How to Test ChatGPT: Manual, Automated, and More

#automation

📅 19 Feb 2023 | ⌛ 6 min read

ChatGPT, the new chatbot powered by Artificial Intelligence and Machine Learning from OpenAI,has taken the world by storm for the past few months, offering what seems to be the first conversational AI experience that any human can use and, most importantly, would want to use.

This last part is essential, since the information supplied by Chat GPT is actually useful and not just regurgigated details from the first page of the Google results associated with the input question.

The fact that it works so seamless and can refine its output based on further clarification or demands, can make Chat GPT seem magical.

Let's not forget, however, that this is still a tool developed by the team at OpenAI and, like with any application, testing is needed to ensure things work as intended and that users are getting what they expect from it.

Given its almost magical nature, how do you actually test such a tool? I've racked my brain a bit and have come up with multiple scenarios that would verify Chat GPT's functionality, via both manual as well as automated means.

In case you prefer a more interactive version of this article, check out the video below.

What does ChatGPT have to say about testing? 🤖
Functional testing ✔
- Black box testing
- Smoke testing
Automated testing 🔃
- UI testing
- Performance and additional testing
Conclusion 🏁

What does ChatGPT have to say about testing? 🤖

Before jumping into my actual suggestions, I thought that it would be nice to first ask Chat GPT itself how it would like to be tested.
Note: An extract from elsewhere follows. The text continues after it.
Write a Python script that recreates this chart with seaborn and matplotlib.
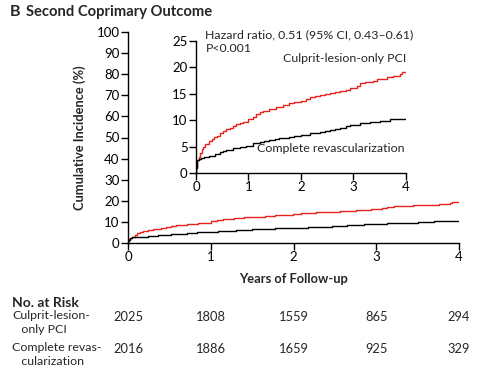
import matplotlib
matplotlib.use("Agg")
import matplotlib.pyplot as plt
import seaborn as sns
import pandas as pd

# Data
years_culprit = [0.0, 0.005, 0.01, 0.02, 0.05, 0.08, 0.11, 0.14, 0.18, 0.24, 0.30, 0.35, 0.40, 0.46,
                 0.52, 0.58, 0.65, 0.71, 0.77, 0.84, 0.90, 1.0, 1.08, 1.15, 1.22, 1.28, 1.40,
                 1.53, 1.65, 1.78, 1.87, 2.0, 2.09, 2.18, 2.27, 2.37, 2.46, 2.56, 2.65, 2.75,
                 2.85, 2.94, 3.07, 3.13, 3.22, 3.38, 3.44, 3.63, 3.76, 3.89, 3.92, 4.0]
inc_culprit = [0.0, 1.2, 1.8, 2.4, 3.0, 3.8, 4.6, 5.0, 5.5, 6.1, 6.4, 6.8, 7.1, 7.5,
               7.9, 8.3, 8.6, 8.9, 9.2, 9.4, 9.6, 10.2, 10.7, 11.2, 11.5, 11.8, 12.1,
               12.5, 12.9, 13.2, 13.4, 13.7, 14.0, 14.3, 14.5, 14.8, 14.9, 15.1, 15.3, 15.6,
               15.8, 16.1, 16.5, 17.1, 17.3, 17.5, 17.8, 18.1, 18.4, 18.8, 19.2, 19.2]
years_complete = [0.0, 0.005, 0.01, 0.02, 0.05, 0.10, 0.15, 0.24, 0.36, 0.46, 0.52, 0.58, 0.71,
                  0.83, 0.96, 1.09, 1.21, 1.30, 1.40, 1.50, 1.59, 1.78, 1.87, 2.0, 2.18, 2.37,
                  2.46, 2.56, 2.65, 2.75, 2.85, 2.94, 3.13, 3.32, 3.51, 3.70, 3.89, 4.0]
inc_complete = [0.0, 1.0, 1.6, 2.4, 2.7, 2.9, 3.0, 3.3, 3.6, 3.9, 4.1, 4.4, 4.8,
                5.0, 5.2, 5.6, 5.9, 6.1, 6.3, 6.5, 6.6, 6.9, 7.0, 7.2, 7.5, 7.8,
                8.0, 8.2, 8.4, 8.6, 8.9, 9.1, 9.4, 9.6, 9.9, 10.2, 10.3, 10.3]
groups = ["Culprit-lesion-only PCI", "Complete revascularization"]
risk_labels = ["Culprit-lesion-\n   only PCI", "Complete revas-\n   cularization"]
risk_times = [0, 1, 2, 3, 4]
risk_culprit = [2025, 1808, 1559, 865, 294]
risk_complete = [2016, 1886, 1659, 925, 329]

RED = "#e8231c"
df = pd.concat([
    pd.DataFrame({"t": years_culprit, "v": inc_culprit, "g": groups[0]}),
    pd.DataFrame({"t": years_complete, "v": inc_complete, "g": groups[1]}),
])
pal = {groups[0]: RED, groups[1]: "black"}

sns.set_theme(style="ticks")
plt.rcParams["font.family"] = ["Lato", "DejaVu Sans"]

fig = plt.figure(figsize=(4.85, 3.75), dpi=100)
W, H = 485, 375

def fx(px):
    return px / W

def fy(py):
    return 1 - py / H

ax = fig.add_axes([fx(128), fy(243), fx(459) - fx(128), fy(32) - fy(243)])
sns.lineplot(data=df, x="t", y="v", hue="g", palette=pal, drawstyle="steps-post",
             linewidth=1.0, legend=False, ax=ax, estimator=None)
ax.set_xlim(0, 4)
ax.set_ylim(0, 100)
ax.set_xticks(risk_times)
ax.set_yticks(range(0, 101, 10))
ax.set_xlabel("Years of Follow-up", fontsize=9.3, fontweight="bold", labelpad=7)
ax.set_ylabel("Cumulative Incidence (%)", fontsize=9.3, fontweight="bold", labelpad=8)

ins = fig.add_axes([fx(196), fy(173), fx(406) - fx(196), fy(41) - fy(173)])
sns.lineplot(data=df, x="t", y="v", hue="g", palette=pal, drawstyle="steps-post",
             linewidth=1.0, legend=False, ax=ins, estimator=None)
ins.set_xlim(0, 4)
ins.set_ylim(0, 25)
ins.set_xticks(risk_times)
ins.set_yticks(range(0, 26, 5))
ins.set_xlabel("")
ins.set_ylabel("")

for a in (ax, ins):
    sns.despine(ax=a)
    for s in ("left", "bottom"):
        a.spines[s].set_linewidth(1.0)
        a.spines[s].set_color("black")
    a.tick_params(direction="out", length=5, width=1.0, labelsize=9.5, pad=1, colors="black")
    a.patch.set_alpha(0)

fs = 8.9
ins.text(0.18, 26.2, "Hazard ratio, 0.51 (95% CI, 0.43\u20130.61)", fontsize=fs, va="center", ha="left")
ins.text(0.18, 23.5, "P<0.001", fontsize=fs, va="center", ha="left")
ins.text(4.0, 21.6, groups[0], fontsize=fs, va="center", ha="right")
ins.text(3.98, 4.6, groups[1], fontsize=fs, va="center", ha="right")

fig.text(fx(10), fy(12), "B", fontsize=11.5, fontweight="bold", va="center", ha="left")
fig.text(fx(26), fy(12), "Second Coprimary Outcome", fontsize=10.6, fontweight="bold", va="center", ha="left")

fig.text(fx(12), fy(303), "No. at Risk", fontsize=10, fontweight="bold", va="center", ha="left")
row_y = [317, 349]
for lab, ypx, vals in zip(risk_labels, row_y, [risk_culprit, risk_complete]):
    fig.text(fx(12), fy(ypx - 7), lab, fontsize=8.9, va="top", ha="left", linespacing=1.3)
    for t, v in zip(risk_times, vals):
        xpx = 128 + t * (459 - 128) / 4
        fig.text(fx(xpx), fy(ypx), str(v), fontsize=9.3, va="center", ha="center")

fig.savefig("out.png", dpi=100)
After all, it has a huge data set behind it and I'm sure that among all that information there are details related to testing huge Artificial Intelligence or Machine Learning projects.

ChatGPT's suggestions about testing

As you can see, it starts with some pretty generic types of testing applicable to any application. It then extrapolates some of these ideas to come up with black box testing, and then with non-functional testing aka performance testing, and finally ends with the classic: ask the users how they feel about the app's quality.

Functional testing ✔

Enough about an AI's notions about testing, let's use our old squishy monkey brain to come up with a few ideas.

Much like its first suggestion, we can start with a broad black box approach. We input some data and examine the output to see if it conforms to our requirements. With an ML project, however, output can fluctuate in enormous ways, almost as big as the training data used by OpenAI. However, that doesn't mean we can't analyze the output.

Black box testing

First, the languages supported. Here, we go into the realm of internationalization. Is the text outputted relatively correct or just gibberish?

Some outputs and role-playing will lead to intentional grammar errors, so we can try to see if the output reaches a certain percent of legibility. We already have other ML tools like Grammarly that we can use to rate the output.

Other scenarios where outputs have similar elements: asking chatgpt for illegal information, such as the recipes of drugs or how to do unethical things. In these situations, OpenAI hardcoded stops to prevent the tool from giving relevant but not intended details.

Another impressive and maybe scary feature is the capability of Chat GPT to generate working code. We can do a bit of testing here, asking it to generate something in a specific language, taking the output and running it through a static checking tool to at least verify that it may work if it is compiled.

For those less exposed to security testing, always treat code you didn't write with maximum scrutiny, as you never know what unintended side effects it may have on your machine.

Smoke testing

For some general smoke testing, we can have a batch of prompts that check that:

Information is given
Information is useful
Information respects specific prompts, such as role-playing

One key feature of chatgpt is the ability to refine/refactor previously given answers based on additional demands or details. As such, we can also extend these general prompts to contain multiple steps and gauge again the aforementioned points.

Automated testing 🔃

In terms of automation, without knowing that much about the inner workings of the whole system, we can just speculate a few things.

UI testing

First and foremost, general UI functionality can easily be checked with the likes of Selenium. Verify elements are present, interactable, and do that they need to do.

We can also extend this UI automation to help in smoke testing, as we can load up a set of prompts, execute them, and then the output gets stored in a central location, so that it can examined by humans for correctfulness.

Other places where we can attempt automated testing include, of course, the integration and system ones. We can target the platform and its dependencies to ensure things are working smoothly after every release/deploy.

Performance and additional testing

We can also throw in some automated chaos testing, turning off essential systems to see if recovery is happening as expected.

Given that chat gpt is an application built to be accessed by all users of the world wide web, performance testing is also essential. After simulating a huge influx of users, we check to see if answers are given within pre-defined performance parameters (speed, accuracy, etc.).

For example, I caught Chat GPT right in such a period of inactivity where it had to wait about 25 seconds until it loaded the next pieces of the text prompt.

Conclusion 🏁

While Chat GPT seems like one of the best contenders for the biggest tech breakthrough in the last decade or so, at the end of the day, applying basic testing to it isn't that hard.

I'm sure that the OpenAI team has a wide array of testing methods for their application but using the examples I gave above, we can at least gauge to a certain amount the quality of the experience offered by their chatbot.